Jared Kushner and other members of his family real estate firm have twice been caught using Kushner’s closeness with Trump as a means of peddling $500,000 deals that come with an inside track to a US visa.
Now Bloomberg has made it clear why Kushner was willing to risk running afoul of regulators. He really needs the cash.
Jared Kushner, Donald Trump’s son-in-law and top adviser, wakes up each morning to a growing problem that will not go away. His family’s real estate business, Kushner Cos., owes hundreds of millions of dollars on a 41-story office building on Fifth Avenue. It has failed to secure foreign investors, despite an extensive search, and its resources are more limited than generally understood.
In fact, Kushner’s financial situation is so precarious, that it might be driving more than just his efforts to sell Chinese investors on his ability to get Trump’s attention.
The mortgage on their tower is due in 18 months. This has led to concerns that Kushner could use—or has perhaps already used—his official position to prop up the family business despite having divested to close relatives his ownership in many projects to conform with government ethics requirements.
Like Donald Trump, it’s hard to determine just how much Jared Kushner is really worth. But the speed with which he’s been burning through other resources, and the desperation to make a deal with foreign investors, suggests that Kushner is in a very tight spot. Because the depth of the hole his company dug to buy this white elephant of a building is staggering.

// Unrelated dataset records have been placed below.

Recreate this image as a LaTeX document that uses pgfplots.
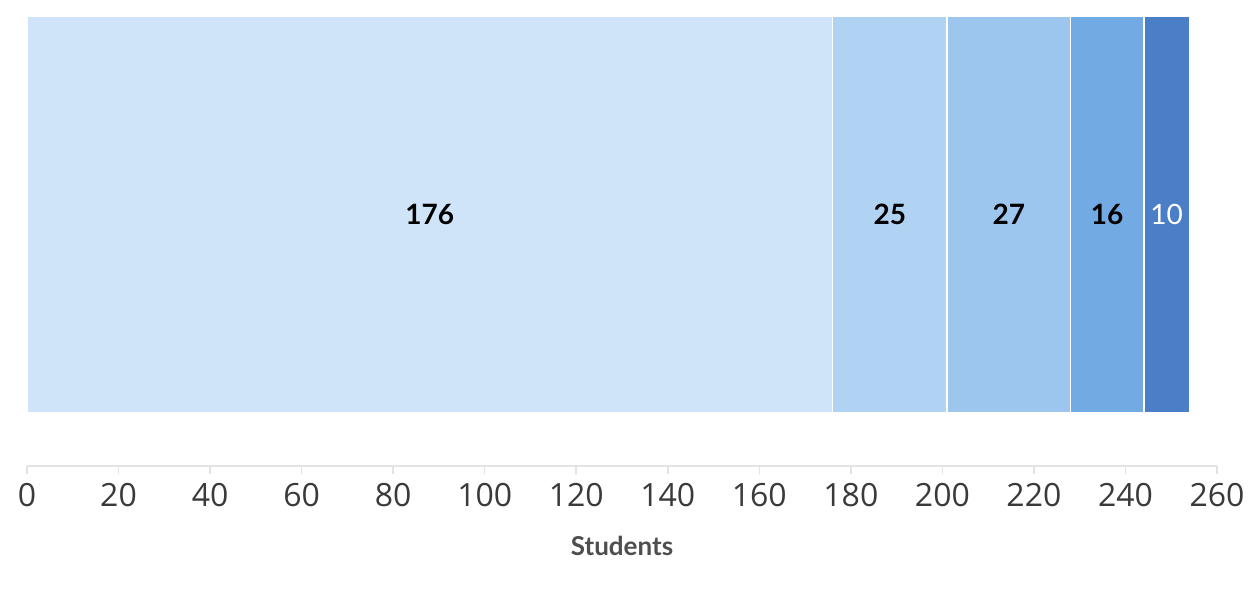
\documentclass[border=0pt]{standalone}
\usepackage{fontspec}
\setmainfont{Lato}
\newfontfamily\tickfont{Open Sans}
\usepackage{pgfplots}
\pgfplotsset{compat=1.18}

\definecolor{c1}{HTML}{CFE4F8}
\definecolor{c2}{HTML}{B0D3F3}
\definecolor{c3}{HTML}{9DC6EE}
\definecolor{c4}{HTML}{72ABE3}
\definecolor{c5}{HTML}{4A7EC6}
\definecolor{tick}{HTML}{3A3A3A}
\definecolor{axisgray}{HTML}{E3E3E3}

\begin{document}
\begin{tikzpicture}
\begin{axis}[
    scale only axis,
    width=595pt, height=225pt,
    xbar stacked,
    bar width=198.5pt,
    xmin=0, xmax=260,
    ymin=-251.5, ymax=198.5,
    xtick={0,20,...,260},
    ytick=\empty,
    axis y line=none,
    axis x line*=bottom,
    x axis line style={axisgray, line width=0.8pt, -},
    tick align=outside,
    major tick length=4pt,
    tick style={axisgray, line width=0.8pt},
    /pgf/number format/assume math mode=true,
    xticklabel style={font=\tickfont\fontsize{16}{19}\selectfont, text=tick, yshift=-1pt},
    xlabel={\textbf{Students}},
    xlabel style={font=\fontsize{13}{15}\selectfont, text=tick!90, yshift=-8pt},
    nodes near coords,
    every node near coord/.append style={
        anchor=center, font=\fontsize{14}{16}\selectfont\bfseries},
    clip=false,
]
\addplot[fill=c1, draw=white, line width=0.8pt] coordinates {(176,0)};
\addplot[fill=c2, draw=white, line width=0.8pt] coordinates {(25,0)};
\addplot[fill=c3, draw=white, line width=0.8pt] coordinates {(27,0)};
\addplot[fill=c4, draw=white, line width=0.8pt] coordinates {(16,0)};
\addplot[fill=c5, draw=white, line width=0.8pt, every node near coord/.append style={text=white, font=\fontsize{14}{16}\selectfont}] coordinates {(10,0)};
\coordinate (ll) at (rel axis cs:0,0);
\coordinate (ur) at (rel axis cs:1,1);
\end{axis}
\path[use as bounding box] ([shift={(-13.5pt,-61pt)}]ll) rectangle ([shift={(19pt,8pt)}]ur);
\end{tikzpicture}
\end{document}
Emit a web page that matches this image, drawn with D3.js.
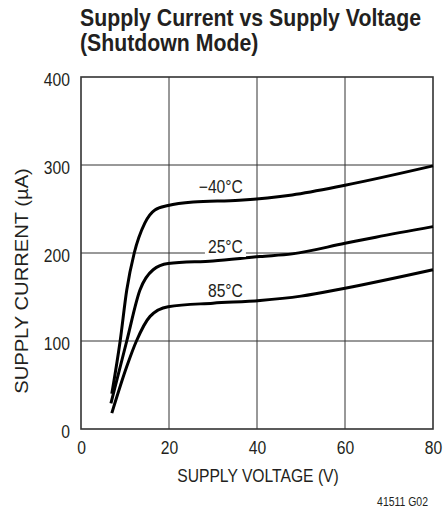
<!DOCTYPE html>
<html>
<head>
<meta charset="utf-8">
<script src="https://cdn.jsdelivr.net/npm/d3@7"></script>
<style>
  html, body { margin: 0; padding: 0; background: #fff; }
  svg { display: block; }
  text { font-family: "Liberation Sans", Arial, sans-serif; fill: #231f20; }
</style>
</head>
<body>
<svg id="chart" width="447" height="510"></svg>
<script>
// ---- data ----
const titleLines = ["Supply Current vs Supply Voltage", "(Shutdown Mode)"];
const xLabel = "SUPPLY VOLTAGE (V)";
const yLabel = "SUPPLY CURRENT (\u00B5A)";
const footnote = "41511 G02";
const xTicks = [0, 20, 40, 60, 80];
const yTicks = [0, 100, 200, 300, 400];

const seriesNames = ["\u221240\u00B0C", "25\u00B0C", "85\u00B0C"];
const voltsM40 = [7, 8.9, 10.4, 12.1, 14.5, 16.8, 19.8, 25.5, 36, 48, 60, 80];
const currM40  = [40, 100, 158, 200, 234, 249, 254, 258, 260, 266, 277, 299];
const volts25  = [6.8, 10.4, 13.4, 16.4, 19.8, 30, 40.7, 48, 60, 67, 80];
const curr25   = [29, 100, 158, 181, 188, 191, 196, 199, 211, 218, 230];
const volts85  = [7, 10.4, 12.6, 15.7, 19.8, 30, 40.7, 50, 60, 80];
const curr85   = [18, 71, 100, 128, 139, 143, 146, 151, 160, 181];
// label anchor (right end, baseline) in data units
const labelV = [36.8, 36.8, 36.8];
const labelI = [268, 200, 150];

// ---- layout ----
const svg = d3.select("#chart");
const pL = 81, pR = 433, pT = 77, pB = 429;
const x = d3.scaleLinear().domain([0, 80]).range([pL, pR]);
const y = d3.scaleLinear().domain([0, 400]).range([pB, pT]);
const condH = 0.87;   // horizontal condensing of regular text
const condV = 1.12;   // rotated label

function squeeze(sel, f) {
  sel.each(function () {
    const w = this.getComputedTextLength();
    d3.select(this).attr("textLength", w * f).attr("lengthAdjust", "spacingAndGlyphs");
  });
}

// title
const tg = svg.append("g");
const titleEls = titleLines.map((t, i) => tg.append("text")
  .attr("x", 80).attr("y", 26 + i * 25)
  .attr("font-size", 24).attr("font-weight", "bold")
  .text(t));
const condT = 341 / titleEls[0].node().getComputedTextLength();
titleEls.forEach(e => squeeze(e, condT));

// grid
svg.append("g").selectAll("line").data(xTicks.slice(1, -1)).join("line")
  .attr("x1", d => x(d)).attr("x2", d => x(d)).attr("y1", pT).attr("y2", pB)
  .attr("stroke", "#333").attr("stroke-width", 1);
svg.append("g").selectAll("line").data(yTicks.slice(1, -1)).join("line")
  .attr("x1", pL).attr("x2", pR).attr("y1", d => y(d)).attr("y2", d => y(d))
  .attr("stroke", "#333").attr("stroke-width", 1);

// axes (labels only)
const xAxis = svg.append("g").attr("transform", `translate(0,${pB})`)
  .call(d3.axisBottom(x).tickValues(xTicks).tickSize(0).tickPadding(12));
const yAxis = svg.append("g").attr("transform", `translate(${pL},0)`)
  .call(d3.axisLeft(y).tickValues(yTicks).tickSize(0).tickPadding(11));
[xAxis, yAxis].forEach(a => {
  a.select(".domain").remove();
  a.attr("font-family", null).attr("font-size", null);
  a.selectAll("text").attr("font-size", 18).style("fill", "#231f20");
  squeeze(a.selectAll("text"), condH);
});
yAxis.selectAll("text").attr("dy", "0.45em");
xAxis.selectAll("text").attr("dy", "0.7em");

// frame
svg.append("rect").attr("x", pL).attr("y", pT)
  .attr("width", pR - pL).attr("height", pB - pT)
  .attr("fill", "none").attr("stroke", "#333").attr("stroke-width", 1.6);

// curves
const line = d3.line().x(d => x(d[0])).y(d => y(d[1])).curve(d3.curveMonotoneX);
const series = [
  d3.zip(voltsM40, currM40),
  d3.zip(volts25, curr25),
  d3.zip(volts85, curr85)
];
svg.append("g").selectAll("path").data(series).join("path")
  .attr("d", line).attr("fill", "none").attr("stroke", "#000")
  .attr("stroke-width", 3).attr("stroke-linecap", "butt");

// series labels
const lg = svg.append("g");
seriesNames.forEach((n, i) => {
  const t = lg.append("text")
    .attr("x", x(labelV[i])).attr("y", y(labelI[i]))
    .attr("text-anchor", "end").attr("font-size", 18).text(n);
  squeeze(t, condH);
  if (i === 1) {
    const bb = t.node().getBBox();
    lg.insert("rect", "text").attr("x", bb.x - 3).attr("y", bb.y)
      .attr("width", bb.width + 6).attr("height", bb.height).attr("fill", "#fff");
  }
});

// axis titles
const xl = svg.append("text").attr("x", (pL + pR) / 2 + 1).attr("y", 482)
  .attr("text-anchor", "middle").attr("font-size", 18).text(xLabel);
squeeze(xl, condH);
const yl = svg.append("text").attr("transform", "translate(28,281) rotate(-90)")
  .attr("text-anchor", "middle").attr("font-size", 18).text(yLabel);
squeeze(yl, condV);
const fn = svg.append("text").attr("x", 428).attr("y", 506)
  .attr("text-anchor", "end").attr("font-size", 12).text(footnote);
squeeze(fn, condH);
</script>
</body>
</html>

It was 2006—the height of the real-estate market boom—when Kushner Cos. agreed to buy 666 Fifth Avenue for $1.8 billion, then a record for a Manhattan building. All of it was borrowed except for $50 million. The company still holds half of a $1.2 billion mortgage, on which it hasn’t paid a cent. The full amount is due in February 2019.
Kushner bought at the market peak, and hasn’t managed to either unload the building or secure additional partners. Instead, supporting 666 5th is causing the family to run through their remaining assets.
The family, once one of the largest landlords on the East Coast, sold thousands of apartments to finance its purchase of the tower in 2007 and has borrowed extensively for other purchases. They are walking away from a Brooklyn hotel once considered central to their plans for an office hub. From other properties, they are extracting cash, including tens of millions in borrowed funds from the recently acquired former New York Times building. What’s more, their partner in the Fifth Avenue building, Vornado Realty Trust, headed by Steve Roth, has stood aside, allowing the Kushners to pursue financing on their own.
And while it may seem that Kushner has billions in other real estate holdings, the truth is that many of these sites are little more than the kind of naming deals that his father-in-law often arranges.
One Brooklyn development site purchased in 2014 for about $75 million and heralded by the real estate press as “Jared Kushner’s big Gowanus project”—so-named for the canal it abuts—is in fact barely owned by the Kushners at all. SL Green Realty Corp., their partner in the endeavor, owns 95 percent of it, according to a regulatory filing. The remaining 5 percent is split between the Kushners, and LIVWRK, another developer.
The Kushner Group has already bailed from other deals and sold its remaining ownership in some buildings. But none of it seems enough to plug the hole at the center of the operation.
While Kushner, like Donald Trump Jr. and Paul Manafort, is dismissive of the June 2016 Trump Tower meeting with representatives of the Russian government, Trump’s son-in-law may have had a simpler reason to talk with the Russian representatives than the American adoption of Russian orphans that Trump offered as an excuse for the meeting. That reason is called “money.”
Federal investigators are examining Kushner’s finances and business dealings, along with those of other Trump associates, as they probe possible collusion between the Kremlin and the Trump campaign. Kushner has already testified twice before closed congressional committees and denies mixing family business with his official role.
After all, the June meeting was the only time Kusher had a chat with Russian representatives.
Federal investigators know that Kushner met with then-Russian Ambassador Sergey Kislyak in Trump Tower last December and later met with Sergey Gorkov, head of the Kremlin-controlled VEB bank in two meetings that he didn’t, at first, disclose publicly or on his application for his national-security clearance.
Representatives of VEB bank indicated that Kushner wasn’t in these meetings to secure a political deal for Donald Trump. They say he was there in an effort to secure a deal for his own real estate firm. And for once, that may be true.